Stream : Dans le cas présent vous ne travailliez pas pour un client en particulier, mais pour vous même, n’est-ce pas ?

Ynno, Creative Valley, Utrecht © YNNO

Jan-Peter Kastelein : Notre concept était de créer un environnement à locataires multiples, tout en ayant à l’esprit que nous voulions attirer des entreprises bien précises. Cela dit, nous voulions tout de même un immeuble qui soit suffisamment flexible pour devenir un centre commercial, un centre d’appels ou peu importe, ce qui me semble toujours possible. Contrairement à de nombreux immeubles de bureaux, celui-ci est conçu pour changer de fonction tout en gardant le même niveau d’efficacité.

Stream : Comment voyez-vous vraiment l’avenir du bureau ? Même si cet espace est une veritable réussite grâce à ses innovations, il ne ressemble pourtant pas à ce que choisirait une banque, par exemple. Existe-t-il une recette adaptable à tous les domaines ?

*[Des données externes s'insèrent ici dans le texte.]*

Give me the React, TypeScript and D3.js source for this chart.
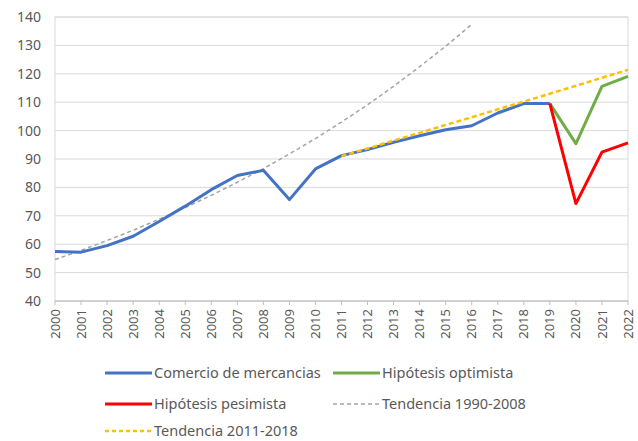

Jan-Peter Kastelein : Il est très difficile de généraliser une solution. Aux Pays-Bas, nous avons une culture de l’ouverture et de la confiance, ce qui en fait un endroit très approprié à l’expérimentation de nouveaux environnements de travail. Le pays n’est pas encore un modèle, mais il devient une référence à laquelle se comparer. Cela ne concerne pas seulement les domaines créatifs : il existe des banques, des compagnies d’assurances, et nombre d’autres entreprises traditionnelles conçues selon le même espace de bureau modulable. L’un des premiers vrais exemples de ce mouvement est une compagnie d’assurances qui, en 1996-97, a transformé toute sa culture d’entreprise, jusqu’alors traditionnelle en devenant l’une des plus attrayantes et sexy. L’environnement de travail est le même mais les méthodes de travail ont complètement changé.

Stream : Ce qu’il y a de plus frappant dans ce complexe est la transparence, la sensibilisation et la confiance ; des notions complètement opposées aux préoccupations de promoteurs obnubilés par la sécurité. Les architectes sont confrontés à une chaîne d’informations qui va de l’utilisateur à l’agent immobilier et le promoteur. On finit par ne plus bien connaître les besoins du client. Une autre voix de la raison, comme celle de votre agence, semble aider à renouveler la discussion.

Jan-Peter Kastelein : Je ne pense pas qu’il y ait d’appréhension ici. Nous invitons même de parfaits inconnus à entrer dans l’immeuble pour leur montrer comment nous travaillons. Nous ne laissons pas traîner nos documents administratifs donc ce n’est pas un problème. L’ouverture est une valeur forte et peut-être l’une des raisons pour lesquelles de nouvelles méthodes de travail sont ici plus présentes que nulle part ailleurs dans le monde. Nos visiteurs internationaux viennent de partout, que ce soit d’Australie, de Nouvelle-Zélande, du Canada, des États-Unis, d’Amérique latine ou d’Afrique du Sud ; ils repartent avec nos concepts et les adaptent à leur pays. La récession économique aide peut-être ou non à cela ; une pression stimulante incite peut-être à changer nos modes de vie et de travail. La chose la plus importante est d’apprendre à exprimer le fait que nous estimons les autres. Initié il y a dix ans, le mouvement continue de se développer. Je ne sais pas à quelle vitesse, mais c’est un mouvement qui ne peut être effacé. Il dominera sans doute le monde un jour et nous, YNNO, serons contents d’avoir assisté à son émergence.